Cundieffe wrapped his scarf tightly around his mouth and nose, but he could still taste it like a film congealing on his tongue, and his eyes began to burn as he stepped inside.
A wide corridor surfaced in quilted aluminum panels led into a huge bank of walk-in fridges and freezers. The corridor itself was not refrigerated, but Cundieffe shivered.
He saw daylight. Around a corner, a train-wreck, minus the train, the corridor wall and the exterior wall beyond that breached by elliptical holes ten feet across. Dishwater-colored daylight filtered into the dark, painting harsher shadows outside their feeble corona. Outside, the corrals. Fences trampled by the same herd of rogue elephants. Snow and shreds of debris tracked across fractured, filth-smeared concrete in a vast swath back of the end of the corridor, where a refrigerator door hung open at an askew angle.
So stunned was he by the baffling destruction, that he was painfully slow in turning to look at the source of it, as well as the sounds and the smell. He turned with his eyes closed, and only opened them when he felt something wet and massive sweep the air before his face, and heard the voice again, bubbling up as if from the bowels of a tar pit choked with decaying carcasses.
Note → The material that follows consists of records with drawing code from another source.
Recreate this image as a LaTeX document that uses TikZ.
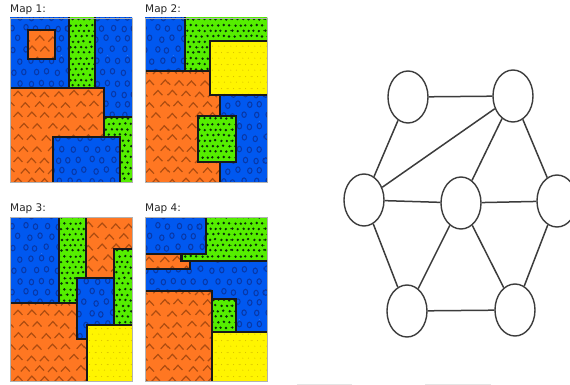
\documentclass[tikz,border=0pt]{standalone}
\usepackage{fontspec}
\setmainfont{DejaVu Sans}
\usetikzlibrary{shapes.geometric,patterns}
\definecolor{blueF}{HTML}{0058F0}
\definecolor{blueP}{HTML}{0838A8}
\definecolor{greenF}{HTML}{55EE00}
\definecolor{greenP}{HTML}{083008}
\definecolor{orangeF}{HTML}{FF7722}
\definecolor{orangeP}{HTML}{AE4C10}
\definecolor{yellowF}{HTML}{FFF500}
\definecolor{yellowP}{HTML}{D8C000}
\definecolor{lineK}{HTML}{3C3C3C}
\pgfdeclarepatternformonly{ringsP}{\pgfqpoint{0pt}{0pt}}{\pgfqpoint{66pt}{66pt}}{\pgfqpoint{66pt}{66pt}}{%
  \pgfmathsetseed{4217}%
  \pgfsetlinewidth{1.05pt}%
  \foreach \i in {0,...,5}{\foreach \j in {0,...,5}{%
    \pgfmathsetmacro\px{(\i+0.5)*11+mod(\j,2)*5.5-2.75+rand*1.6}%
    \pgfmathsetmacro\py{(\j+0.5)*11+rand*1.4}%
    \foreach \k in {-66,0,66}{%
      \pgfpathellipse{\pgfpoint{\px pt+\k pt}{\py pt}}{\pgfqpoint{2.2pt}{0pt}}{\pgfqpoint{0pt}{2.8pt}}%
    }}}%
  \pgfusepath{stroke}}
\pgfdeclarepatternformonly{dotsP}{\pgfqpoint{0pt}{0pt}}{\pgfqpoint{33pt}{33pt}}{\pgfqpoint{33pt}{33pt}}{%
  \pgfmathsetseed{311}%
  \foreach \i in {0,...,5}{\foreach \j in {0,...,5}{%
    \pgfmathsetmacro\px{(\i+0.5)*5.5+mod(\j,2)*2.75-1.375+rand*0.6}%
    \pgfmathsetmacro\py{(\j+0.5)*5.5+rand*0.6}%
    \foreach \k in {-33,0,33}{%
      \pgfpathcircle{\pgfpoint{\px pt+\k pt}{\py pt}}{1.35pt}%
    }}}%
  \pgfusepath{fill}}
\pgfdeclarepatternformonly{finedotsP}{\pgfqpoint{0pt}{0pt}}{\pgfqpoint{12pt}{12pt}}{\pgfqpoint{12pt}{12pt}}{%
  \pgfpathcircle{\pgfqpoint{3pt}{3pt}}{0.6pt}%
  \pgfpathcircle{\pgfqpoint{9pt}{3pt}}{0.6pt}%
  \pgfpathcircle{\pgfqpoint{0pt}{9pt}}{0.6pt}%
  \pgfpathcircle{\pgfqpoint{6pt}{9pt}}{0.6pt}%
  \pgfpathcircle{\pgfqpoint{12pt}{9pt}}{0.6pt}%
  \pgfusepath{fill}}
\pgfdeclarepatternformonly{chevP}{\pgfqpoint{0pt}{0pt}}{\pgfqpoint{84pt}{66pt}}{\pgfqpoint{84pt}{66pt}}{%
  \pgfmathsetseed{97}%
  \pgfsetlinewidth{1.2pt}%
  \foreach \i in {0,...,5}{\foreach \j in {0,...,5}{%
    \pgfmathsetmacro\px{(\i+0.25)*14+mod(\j,2)*7+rand*1.5}%
    \pgfmathsetmacro\py{(\j+0.5)*11+rand*1.2}%
    \foreach \k in {-84,0,84}{%
      \pgfpathmoveto{\pgfpoint{\px pt+\k pt-4.5pt}{\py pt-2.4pt}}%
      \pgfpathlineto{\pgfpoint{\px pt+\k pt}{\py pt+2.4pt}}%
      \pgfpathlineto{\pgfpoint{\px pt+\k pt+4.5pt}{\py pt-2.4pt}}%
    }}}%
  \pgfusepath{stroke}}
\tikzset{
  outl/.style={draw=black!90,line width=1.4pt,line join=miter},
  regblue/.style={preaction={fill=blueF},preaction={pattern=ringsP,pattern color=blueP},outl},
  reggreen/.style={preaction={fill=greenF},preaction={pattern=dotsP,pattern color=greenP},outl},
  regorange/.style={preaction={fill=orangeF},preaction={pattern=chevP,pattern color=orangeP},outl},
  regyellow/.style={preaction={fill=yellowF},preaction={pattern=finedotsP,pattern color=yellowP},outl},
  maplabel/.style={anchor=base west,inner sep=0pt,font=\fontsize{10.5}{11}\selectfont,text=black!85},
  mapframe/.style={draw=black!30,line width=0.5pt},
  vertex/.style={draw=lineK,line width=1.4pt,fill=white,ellipse,minimum width=40pt,minimum height=52pt,inner sep=0pt},
  edge/.style={draw=lineK,line width=1.5pt},
  faint/.style={draw=black!10,line width=0.8pt}
}
\begin{document}
\begin{tikzpicture}[x=1pt,y=-1pt]
\useasboundingbox (0,0) rectangle (570,385);
\clip (0,0) rectangle (570,385);
\fill[white] (0,0) rectangle (570,385);
% Map 1
\node[maplabel] (l1) at (10,13) {Map 1:};
\begin{scope}\clip (10,18) rectangle (132,182);
\path[regblue] (8,16) rectangle (134,184);
\path[reggreen] (69,16) rectangle (95,88);
\path[regorange] (28,30) rectangle (55,59);
\path[reggreen] (104,117) rectangle (134,184);
\path[regorange] (8,88) rectangle (104,184);
\path[regblue] (53,137) rectangle (120,184);
\end{scope}
\draw[mapframe] (10,18) rectangle (132,182);
% Map 2
\node[maplabel] (l2) at (145,13) {Map 2:};
\begin{scope}\clip (145,18) rectangle (267,182);
\path[regblue] (143,16) rectangle (269,184);
\path[reggreen] (185,16) rectangle (269,71);
\path[regorange] (143,71) rectangle (220,184);
\path[regyellow] (210,41) rectangle (269,95);
\path[reggreen] (198,116) rectangle (236,162);
\end{scope}
\draw[mapframe] (145,18) rectangle (267,182);
% Map 3
\node[maplabel] (l3) at (10,211) {Map 3:};
\begin{scope}\clip (10,217) rectangle (132,381);
\path[regblue] (8,215) rectangle (134,383);
\path[reggreen] (59,215) -- (86,215) -- (86,278) -- (77,278) -- (77,303) -- (59,303) -- cycle;
\path[regorange] (86,215) -- (134,215) -- (134,249) -- (114,249) -- (114,278) -- (86,278) -- cycle;
\path[reggreen] (114,249) rectangle (134,325);
\path[regblue] (77,278) -- (114,278) -- (114,325) -- (87,325) -- (87,339) -- (77,339) -- cycle;
\path[regorange] (8,303) -- (77,303) -- (77,339) -- (87,339) -- (87,383) -- (8,383) -- cycle;
\path[regyellow] (87,325) rectangle (134,383);
\end{scope}
\draw[mapframe] (10,217) rectangle (132,381);
% Map 4
\node[maplabel] (l4) at (145,211) {Map 4:};
\begin{scope}\clip (145,217) rectangle (267,381);
\path[regblue] (143,215) rectangle (269,383);
\path[reggreen] (206,215) -- (269,215) -- (269,261) -- (182,261) -- (182,254) -- (206,254) -- cycle;
\path[regorange] (143,254) -- (181,254) -- (181,261) -- (190,261) -- (190,269) -- (143,269) -- cycle;
\path[regorange] (143,291) rectangle (212,383);
\path[reggreen] (212,299) rectangle (236,332);
\path[regyellow] (212,332) rectangle (269,383);
\end{scope}
\draw[mapframe] (145,217) rectangle (267,381);
% Graph
\node[vertex] (A) at (408,97) {};
\node[vertex] (B) at (513,96) {};
\node[vertex] (C) at (364,200) {};
\node[vertex] (D) at (461,203) {};
\node[vertex] (E) at (557,201) {};
\node[vertex] (F) at (407,311) {};
\node[vertex] (G) at (515,310) {};
\foreach \a/\b in {A/B,A/C,B/C,B/D,B/E,C/D,D/E,C/F,D/F,D/G,E/G,F/G}
  \draw[edge] (\a) -- (\b);
% faint rules at the bottom edge
\coordinate (r1) at (297,384);\coordinate (r2) at (352,384);
\coordinate (r3) at (425,384);\coordinate (r4) at (491,384);
\draw[faint] (r1) -- (r2);
\draw[faint] (r3) -- (r4);
\end{tikzpicture}
\end{document}
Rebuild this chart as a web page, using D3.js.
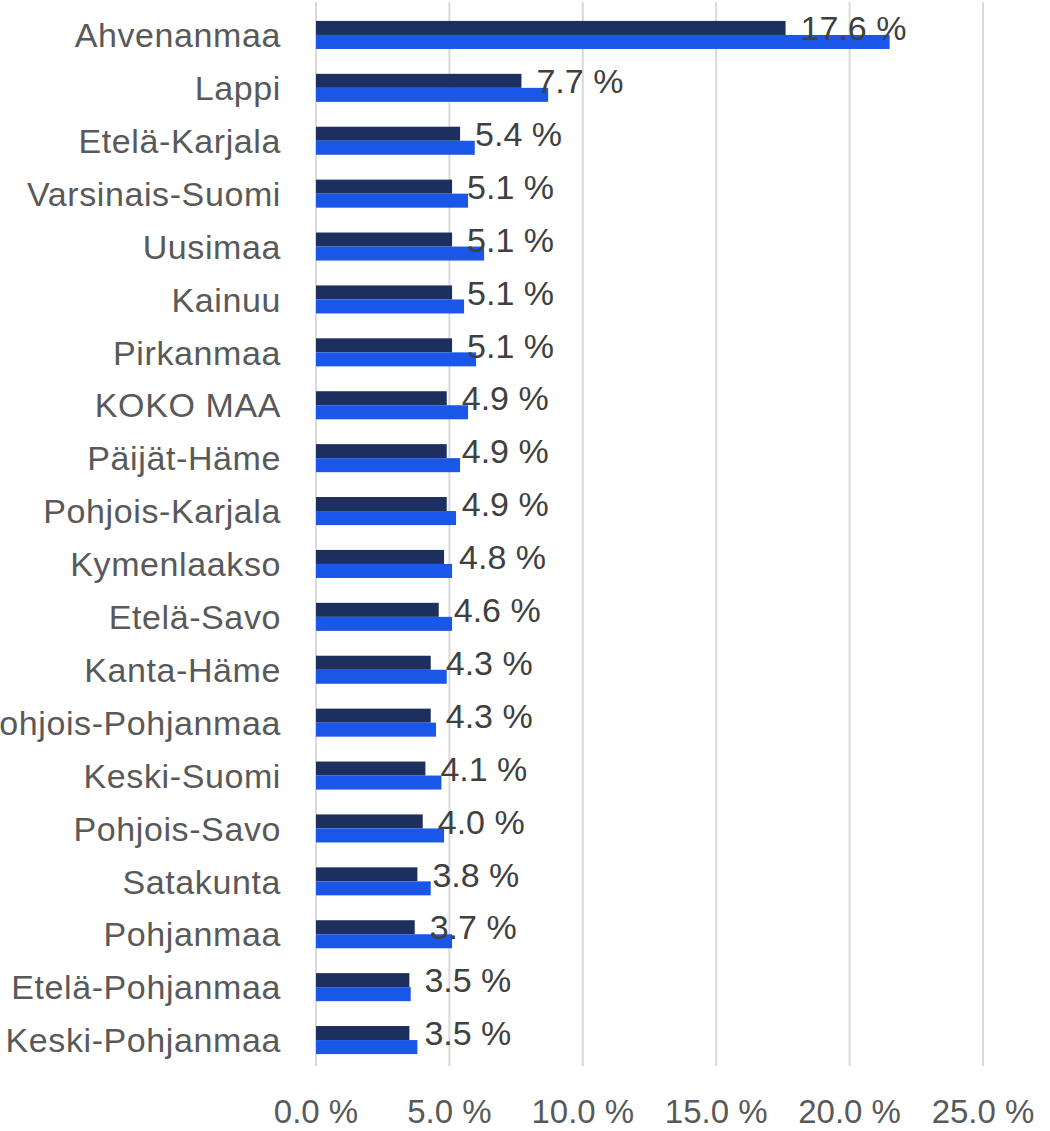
<!DOCTYPE html>
<html>
<head>
<meta charset="utf-8">
<script src="https://cdn.jsdelivr.net/npm/d3@7"></script>
<style>
  body { margin: 0; background: #fff; }
  text { font-family: "Liberation Sans", Arial, sans-serif; }
</style>
</head>
<body>
<svg width="1050" height="1131"></svg>
<script>
const regions = ['Ahvenanmaa', 'Lappi', 'Etelä-Karjala', 'Varsinais-Suomi', 'Uusimaa', 'Kainuu',
  'Pirkanmaa', 'KOKO MAA', 'Päijät-Häme', 'Pohjois-Karjala', 'Kymenlaakso', 'Etelä-Savo',
  'Kanta-Häme', 'Pohjois-Pohjanmaa', 'Keski-Suomi', 'Pohjois-Savo', 'Satakunta', 'Pohjanmaa',
  'Etelä-Pohjanmaa', 'Keski-Pohjanmaa']

// dark series (labelled) and bright series
const seriesA = [17.6, 7.7, 5.4, 5.1, 5.1, 5.1, 5.1, 4.9, 4.9, 4.9, 4.8, 4.6, 4.3, 4.3, 4.1, 4.0, 3.8, 3.7, 3.5, 3.5]
const seriesB = [21.5, 8.7, 5.95, 5.7, 6.3, 5.55, 6.0, 5.7, 5.4, 5.25, 5.1, 5.1, 4.9, 4.5, 4.7, 4.8, 4.3, 5.1, 3.55, 3.8]

const xTicks = [0, 5, 10, 15, 20, 25]

const svg = d3.select('svg')

const x = d3.scaleLinear().domain([0, 25]).range([316, 983])

const y = d3.scaleBand()
  .domain(regions)
  .range([8.5, 1066.5])
  .paddingInner(0.47)
  .paddingOuter(0.235)

const ySub = d3.scaleBand().domain(['a', 'b']).range([0, y.bandwidth()])

const fmt = v => v.toFixed(1) + ' %'

// gridlines
svg.append('g')
  .selectAll('line')
  .data(xTicks)
  .enter()
  .append('line')
  .attr('x1', d => x(d))
  .attr('x2', d => x(d))
  .attr('y1', 2)
  .attr('y2', 1066)
  .attr('stroke', '#d9d9d9')
  .attr('stroke-width', 2)

const rows = regions.map((r, i) => ({ region: r, a: seriesA[i], b: seriesB[i] }))

const g = svg.append('g')
  .selectAll('g')
  .data(rows)
  .enter()
  .append('g')
  .attr('transform', d => 'translate(0,' + y(d.region) + ')')

g.append('rect')
  .attr('x', x(0))
  .attr('y', ySub('a'))
  .attr('width', d => x(d.a) - x(0))
  .attr('height', ySub.bandwidth())
  .attr('fill', '#1c2f5e')

g.append('rect')
  .attr('x', x(0))
  .attr('y', ySub('b'))
  .attr('width', d => x(d.b) - x(0))
  .attr('height', ySub.bandwidth())
  .attr('fill', '#1a56e8')

g.append('text')
  .attr('x', d => x(d.a) + 15)
  .attr('y', ySub('a') + ySub.bandwidth() / 2)
  .attr('dy', '0.36em')
  .attr('font-size', 34)
  .attr('fill', '#404040')
  .text(d => fmt(d.a))

// category labels
svg.append('g')
  .selectAll('text')
  .data(regions)
  .enter()
  .append('text')
  .attr('x', 281)
  .attr('y', d => y(d) + y.bandwidth() / 2)
  .attr('dy', '0.36em')
  .attr('text-anchor', 'end')
  .attr('font-size', 34)
  .attr('letter-spacing', 0.6)
  .attr('fill', '#595959')
  .text(d => d)

// x tick labels
svg.append('g')
  .selectAll('text')
  .data(xTicks)
  .enter()
  .append('text')
  .attr('x', d => x(d))
  .attr('y', 1123)
  .attr('text-anchor', 'middle')
  .attr('font-size', 33)
  .attr('fill', '#595959')
  .text(d => fmt(d))
</script>
</body>
</html>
"Say, buddy," said the unspeakable voice, "Can you help out a Vietnam veteran?"
Against all common sense, against the screaming gravity of his primal nervous system, Cundieffe moved closer. Slitting his eyes, he walked into the warm, wet wind that streamed past him out of the occupied fridge. He stopped ten feet away from the doorway and peered more avidly than he intended into the dark until his eyes began to readjust.
Something filled the refrigerator from wall to wall, from the floor to the rows of hooks on tracks from which meat once hung. How far back the compartment went, he had no idea, but it was full of quivering, wheezing life.
Light glinted on mounds of excrement on the floor that reminded Cundieffe of owl droppings—tightly compacted, desiccated nuggets of bone and hair and sinew, the only indigestible elements of an entire mouse or mole, reduced to an almost mineral state by an exquisitely efficient digestive system. By the size and rough composition of the excreta before him, Cundieffe could not but conclude that each of the mounds had once been a whole beef cow. The Heilige Berg militia, or whoever they were now, had not butchered the cattle, but merely slaughtered and placed them in cold storage, so this thing had come through the wall and eaten them whole.
With a ghastly plosive noise and a monstrous gust of gaseous by-product, a fresh one was ejected by a mammoth sphincter and slid across the slime-slick floor to stop at Cundieffe's unsteady feet. He felt the floor, and the earth's crust beneath it, groan at the unbearable burden of the glutton. The thing almost exerted its own gravitational field, for it drew Cundieffe still nearer, though he felt as if any moment, it would sink into the molten mantle at the earth's core, and drag him, and the rest of Idaho, in after it.